I can’t find any scientific studies detailing what occurs in the brain in the seconds directly following the instant when one’s attention is diverted from a television or computer screen, but we might posit (with some caution) that the endorphins stop flowing. Hence the overpowering urge to immediatel move on to the next episode of Orange Is the New Black. Hence the child launching into a temper tantrum when the parent switches of the TV. Hence my irritability when my friend keeps trying to talk to me while I’m playing ranked matches in Street Fighter IV on his PlayStation 3.
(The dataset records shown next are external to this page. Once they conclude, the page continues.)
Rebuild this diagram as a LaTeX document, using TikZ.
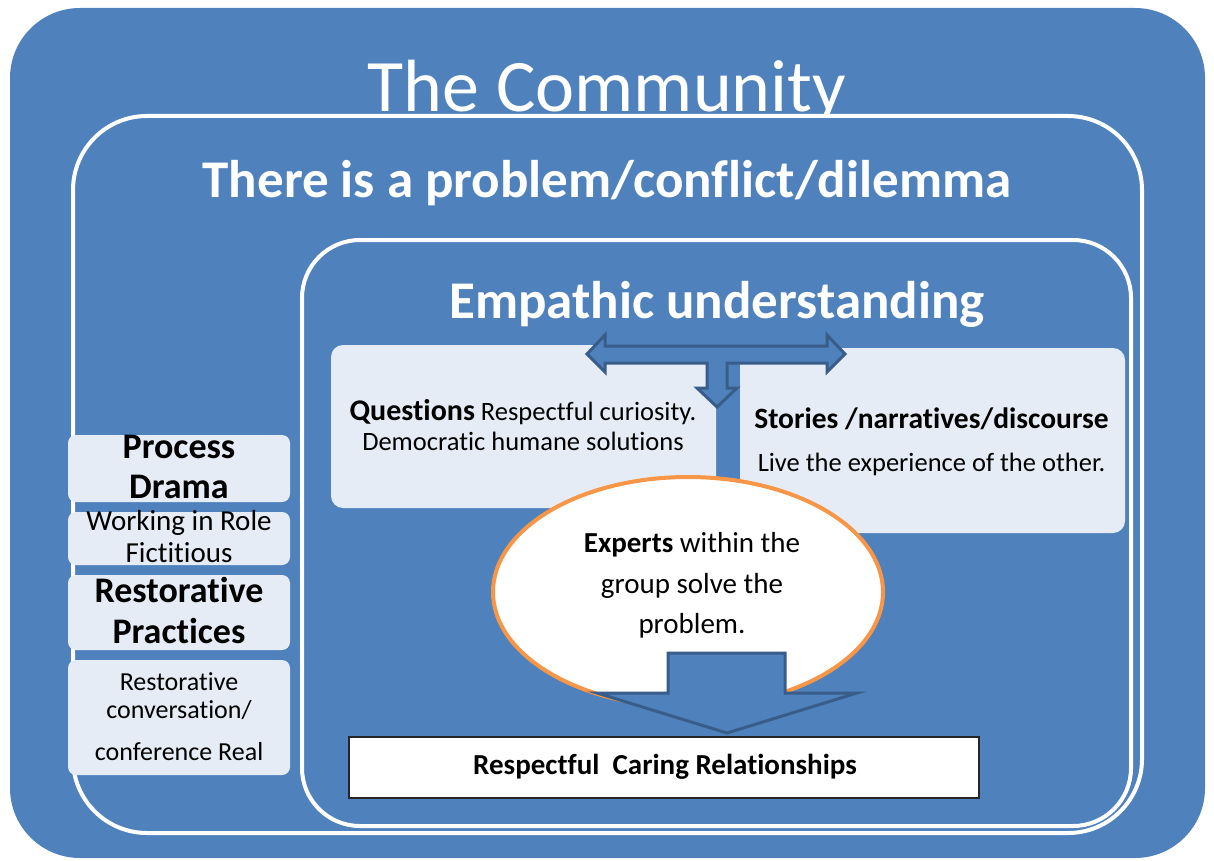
\documentclass[tikz,border=0pt]{standalone}
\usepackage{fontspec}
\setmainfont{Carlito}[Ligatures={NoCommon}]
\usetikzlibrary{shapes.geometric}
\definecolor{slideblue}{HTML}{4F81BD}
\definecolor{arrowedge}{HTML}{385D8A}
\definecolor{panelfill}{HTML}{E6ECF5}
\definecolor{ringorange}{HTML}{F79646}
\newcommand{\fs}[1]{\fontsize{#1}{#1}\selectfont}

\begin{document}
\begin{tikzpicture}[x=1pt,y=-1pt,
  frameline/.style={draw=white, line width=4pt},
  headline/.style={anchor=base, text=white, inner sep=0pt},
  panelbox/.style={rectangle, fill=panelfill, inner sep=0pt, rounded corners=#1},
  panelbox/.default=10pt,
  body/.style={anchor=base, text=black, inner sep=0pt},
  blockarrow/.style={fill=slideblue, draw=arrowedge, line width=3pt, line join=miter}
]
\useasboundingbox (0,0) rectangle (1214,861);
\fill[white] (0,0) rectangle (1214,861);

% outer community frame
\fill[slideblue, rounded corners=70pt] (10,8) rectangle (1205,858);
\node[headline, font=\fs{74}] (community) at (607,112) {The Community};

% problem frame (covers the descender of the heading above)
\draw[frameline, fill=slideblue, rounded corners=74pt] (73,116) rectangle (1142,833);
\node[headline, font=\bfseries\fs{53}] (problem) at (607,197) {There is a problem/conflict/dilemma};

% empathic understanding frame
\draw[frameline, rounded corners=58pt] (302,240) rectangle (1131,826);
\node[headline, font=\bfseries\fs{53}] (empathic) at (717,318) {Empathic understanding};

% two panels
\node[panelbox=12pt, minimum width=385pt, minimum height=163pt] (questions) at (523.5,426.5) {};
\node[panelbox=12pt, minimum width=385pt, minimum height=185pt] (stories) at (932.5,440.5) {};
\node[body] (q1) at (523,420) {{\bfseries\fs{30}Questions}{\fs{26.5} Respectful curiosity.}};
\node[body, font=\fs{26.5}] (q2) at (523,450) {Democratic humane solutions};
\node[body, font=\bfseries\fs{29.5}] (s1) at (931.5,428) {Stories /narratives/discourse};
\node[body, font=\fs{26.5}] (s2) at (931.5,471) {Live the experience of the other.};

% left column panels
\node[panelbox=8pt, minimum width=222pt, minimum height=67pt] (pd) at (179,468.5) {};
\node[panelbox=8pt, minimum width=222pt, minimum height=53pt] (wr) at (179,538.5) {};
\node[panelbox=8pt, minimum width=222pt, minimum height=75pt] (rp) at (179,612.5) {};
\node[panelbox=8pt, minimum width=222pt, minimum height=115pt] (rc) at (179,717.5) {};
\node[body, font=\bfseries\fs{36}] (pd1) at (179,458) {Process};
\node[body, font=\bfseries\fs{36}] (pd2) at (179,498) {Drama};
\node[body, font=\fs{29}] (wr1) at (179,530) {Working in Role};
\node[body, font=\fs{29}] (wr2) at (179,562) {Fictitious};
\node[body, font=\bfseries\fs{36}] (rp1) at (179,602) {Restorative};
\node[body, font=\bfseries\fs{36}] (rp2) at (179,643) {Practices};
\node[body, font=\fs{26}] (rc1) at (179,690) {Restorative};
\node[body, font=\fs{26}] (rc2) at (179,718) {conversation/};
\node[body, font=\fs{26}] (rc3) at (179,760) {conference Real};

% experts bubble
\node[ellipse, draw=ringorange, line width=4pt, fill=white, minimum width=390pt, minimum height=230pt] (experts) at (688,592) {};
\node[body, font=\fs{29}] (e1) at (692,552) {{\bfseries Experts} within the};
\node[body, font=\fs{29}] (e2) at (692,593) {group solve the};
\node[body, font=\fs{29}] (e3) at (692,633) {problem.};

% T-shaped arrow between the panels
\draw[blockarrow] (587,354) -- (605,335) -- (605,346) -- (827,346) -- (827,335) -- (845,354)
  -- (827,372) -- (827,363) -- (727,363) -- (727,388) -- (737,388) -- (717,407)
  -- (697,388) -- (707,388) -- (707,363) -- (605,363) -- (605,372) -- cycle;

% down arrow to the result
\draw[blockarrow] (668,653) -- (785,653) -- (785,693) -- (857,693) -- (727,733)
  -- (597,693) -- (668,693) -- cycle;

% result box
\node[rectangle, draw=black!85, line width=1.2pt, fill=white, minimum width=630pt, minimum height=61pt, inner sep=0pt] (result) at (664,767.5) {};
\node[body, font=\bfseries\fs{29}] (resulttext) at (665,774) {Respectful\ \ Caring Relationships};
\end{tikzpicture}
\end{document}
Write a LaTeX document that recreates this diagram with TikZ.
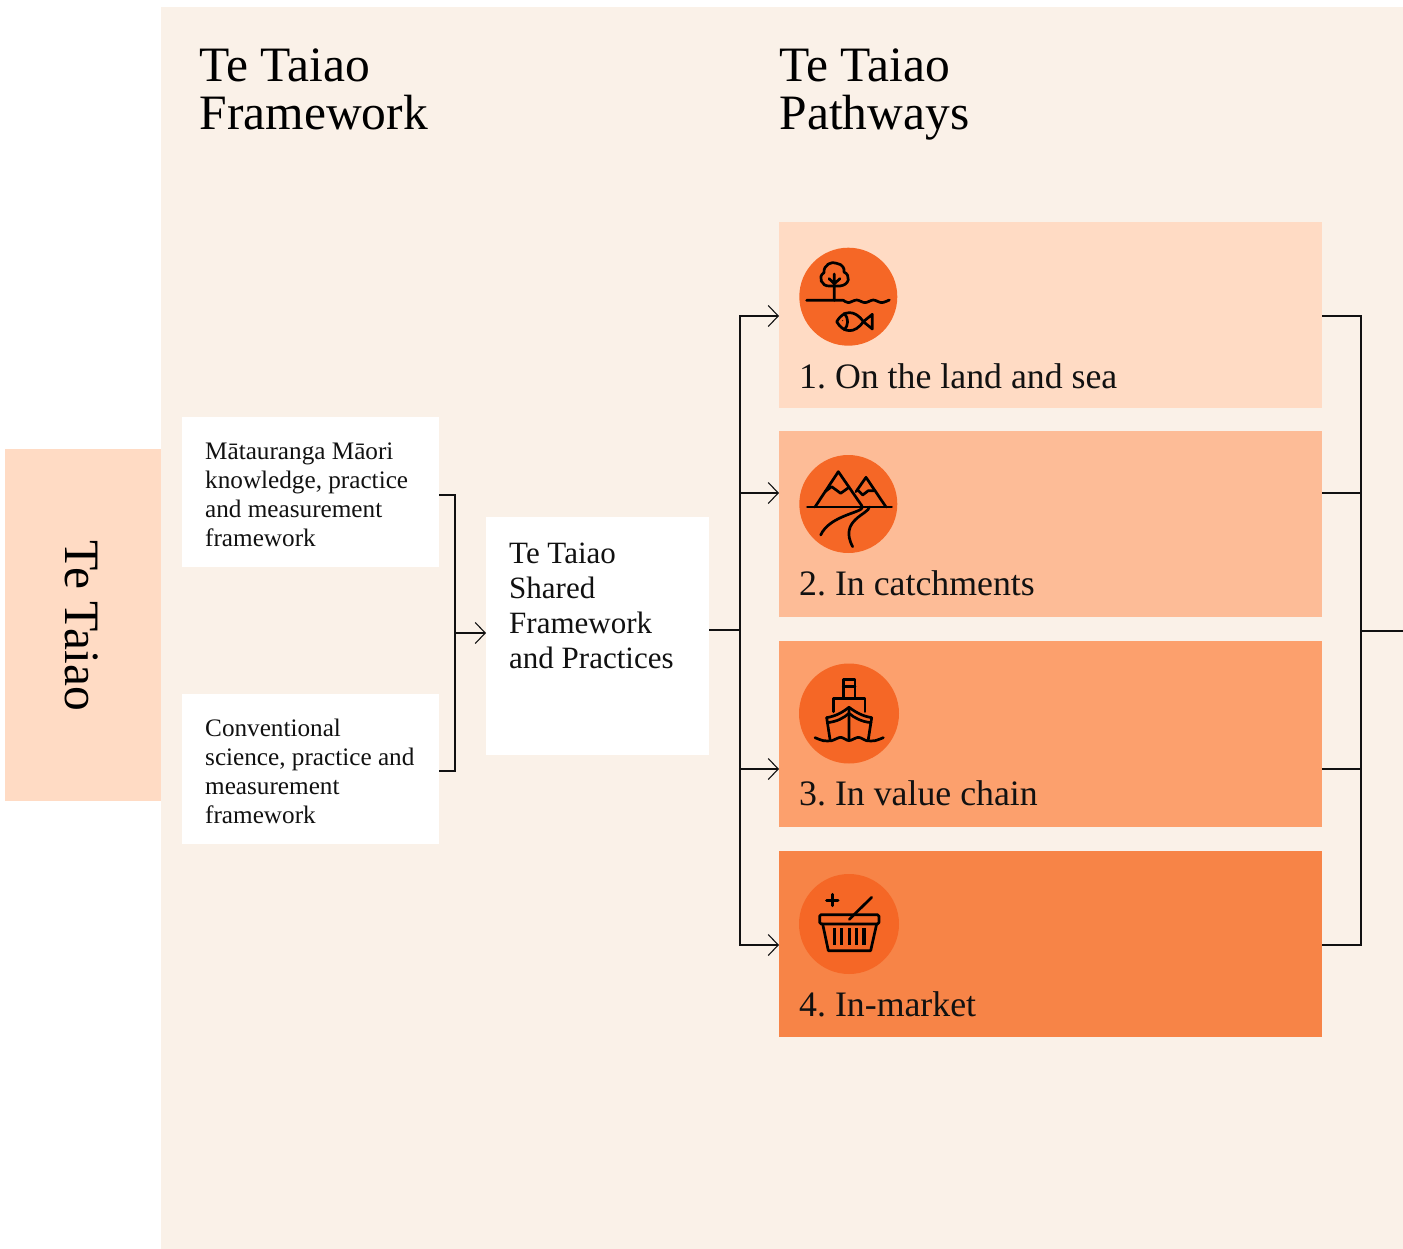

But when we are engaged in reading, there is no cloud nine to be toppled from; we never left terra firma to begin with. The external events around the act of reading are additions, not detractions, just as how the clanking of dishes and silverware, the song on the jukebox, the chatter of the people in the next booth, and the approach of the waitress with your meal don’t subtract from the conversation you’re having with an old friend at the 24-hour diner downtown; they become part of it.
In the first pages of On Reading,Marcel Proust touches on this property of the reading experience, describing how the interruptions and incidents surrounding the act of reading can become, in hindsight, as valuable to us as the book itself:
There are perhaps no days of our childhood we lived so fully as those we believe we left without having lived them, those we spent with a favorite book. Everything that filled them for others, so it seemed, and that we dismissed as a vulgar obstacle to a divine pleasure: the game for which a friend would come to fetch us at the most interesting passage; the troublesome bee or sun ray that forced us to lift our eyes from the page or to change position; the provisions for the afternoon snack that we had been made to take along and that we left beside us on the bench without touching, while above our head the sun was diminishing in force in the blue sky; the dinner we had to return for, and during which we thought only of going up immediately afterward to finish the uninterrupted chapter, all those things with which reading should have kept us from feeling anything but annoyance, on the contrary they have engraved in us so sweet a memory (so much more precious to our present judgment than what we read then with such love), that if we still happen today to leaf through those books of another time, it is for no other reason than that they are the only calendars we have kept of days that have vanished, and we hope to see reflected on their pages the dwellings and the ponds which no longer exist. [Translation: Jean Autret and William Burford]
Would it be wild conjecture to suggest that one of the supreme values of reading is its capability to take us out of and beyond ourselves while keeping us in this world—on our smaller, hotter, and increasingly complicated Planet Earth?